« DE L’IDÉE de composer un texte à deux, Jean Michel Bruyère (l’interviewé) et Jean-Paul Curnier (l’interviewer) nous proposent des questions aux réponses silencieuses. Outre le caractère ludique de la situation, Jean Michel Bruyère nous a dit avoir particulièrement apprécié l’attitude de celui qu’il a lui même choisi pour engager cette “discussion” autour du risque et de la révolte. C’est ainsi qu’à la parole prolixe de l’“interviewer”, répondent les silences de l’“interviewé”»
Jean-Paul Curnier : La révolte aujourd’hui ? Ce qu’il faut entendre par là ? Un métier, un salaire sans doute, un savoir-faire de jeune apprenti mondain, voilà ce qu’il en reste. Le risque encouru ? Celui, avec un peu de talent pour ça, beaucoup de calcul et d’entregent, d’une situation d’artiste dans la société, voilà ! Ce que cela suggère : une désolante vocation de bête décervelée soumise à une loi qu’elle ignore et, paradoxalement– pour ne pas dire comiquement, étant donné la circonstance –, convaincue de sa dignité, la clamant partout. Un conformisme désarmant dans l’adaptation à la dégradation de toute chose et se vivant comme absolument innocent de son infamie par-dessus le marché.
Jean Michel Bruyère : …
J.-P. C.: Est-il imaginable de rencontrer parmi les jeunes aspirants bourgeois d’aujourd’hui quelqu’un qui ne se dise pas révolté contre l’injustice, la violence, qui ne se dise pas engagé ? Est-il envisageable, même parmi les célébrités les plus déprimantes de bêtise appointée, de trouver quelqu’un qui ne se déclare pas révolté par une chose ou une autre ? Quand ce n’est pas, comme la plupart du temps, par le peu d’espace qui est donné à sa pensée – cette pensée qu’il s’obstine à croire sienne alors qu’elle n’est que le hoquet en lui du monde qui l’a accueilli, l’a éduqué et réconforté, habillé et nourri et qui maintenant l’exhibe comme son héritier parfait, ignare, indocile et destructeur comme lui et, en toute chose, mille fois méritant. En d’autres termes : la révolte, l’insoumission sont pour ce système l’expression de la continuité de quelque chose que sa domination s’emploie par ailleurs à éradiquer au prix fort, c’est-à-dire au prix de la mise en œuvre jusque dans ses moindres recoins et à grand renfort de manœuvres militaires de la loi de jungle du marché sur la vie à échelle planétaire.

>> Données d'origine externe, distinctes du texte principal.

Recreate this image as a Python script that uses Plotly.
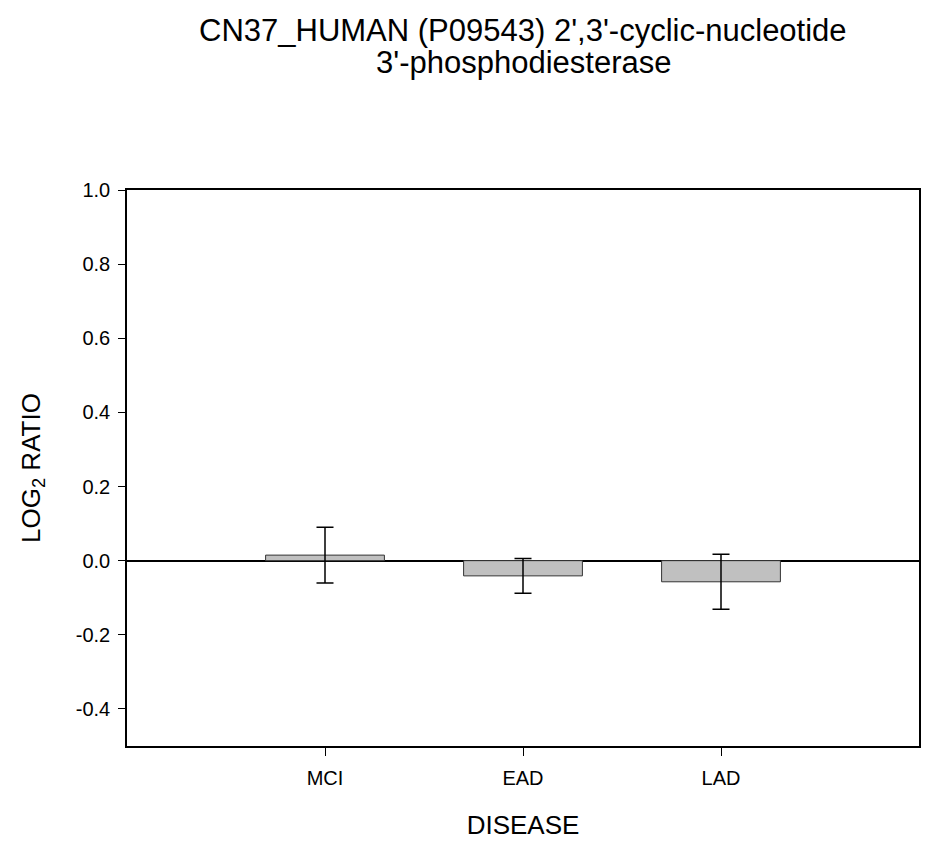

La question à laquelle répond sans le savoir l’éloge de la révolte comme trait moderne de caractère et signe de sensibilité convenue est donc plutôt celle-ci : comment se faire plus obéissant encore à la loi de survie élémentaire, à cette nouvelle sélection darwinienne dans l’espèce qu’impose la société marchande planétaire, aux impératifs de la production et de la domination sans affect qui l’accompagne ? Comment ne plus la voir au point de croire s’y opposer ? Ou l’inverse, tout aussi évident : comment se croire rebelle en dépit de toute réalité, au point de ne plus voir que l’asservissement baigne cette soi-disant révolte. À commencer par cette forme de consentement apathique à la destruction de tout ce qui est, se fait et advient ?
J. M. B.: …
J.-P. C.: Quand cessera-t-on, dans ce pays, de se satisfaire, avec des gestes de gourmets culturels bien éduqués, du gémissement sans honneur de vaincus convertis en victimes procédurières, ignobles et exemplaires ? Et quand vomira-t-on enfin l’innocence besogneusement travaillée de ces pitoyables bouffons déguisés en rebelles qui assurent, dans la consternation générale, le rôle de faux indignés, de faux témoins, de faux jetons, de faux héros, de minables appointés, de déchus volontaires et consentants proposés comme exemple aux autres, à tous les autres et, dans un même élan, au divertissement de tous ces mêmes autres ? Ces autres déjà si atrocement semblables, sur ce point-là précisément.
J. M. B. : …
J.-P. C.: Il faut le dire ici comme ailleurs et une bonne fois pour toutes : la révolte, étant donné l’usage qui en est massivement fait du côté des industries de la distraction, n’est plus qu’un hochet ridicule de carnaval en regard des forces de répression triomphantes disséminées sur toute la planète et jusque dans les moindres interstices de l’existence humaine. Car les forces de répression, qui sont d’abord des forces de corruption par la marchandise c’est-à-dire par l’habitude que donne la marchandise de tout mépriser comme marchandise, comme dignité prostituée, de tout jeter, la mode une fois dépassée, de tout déconsidérer par avance de ce à quoi on est prêt à s’attacher pour un temps ; bref de savoir de toute chose qu’elle est sans aucune valeur autre que celle d’être avilie et mise à la portée de tous moyennant argent.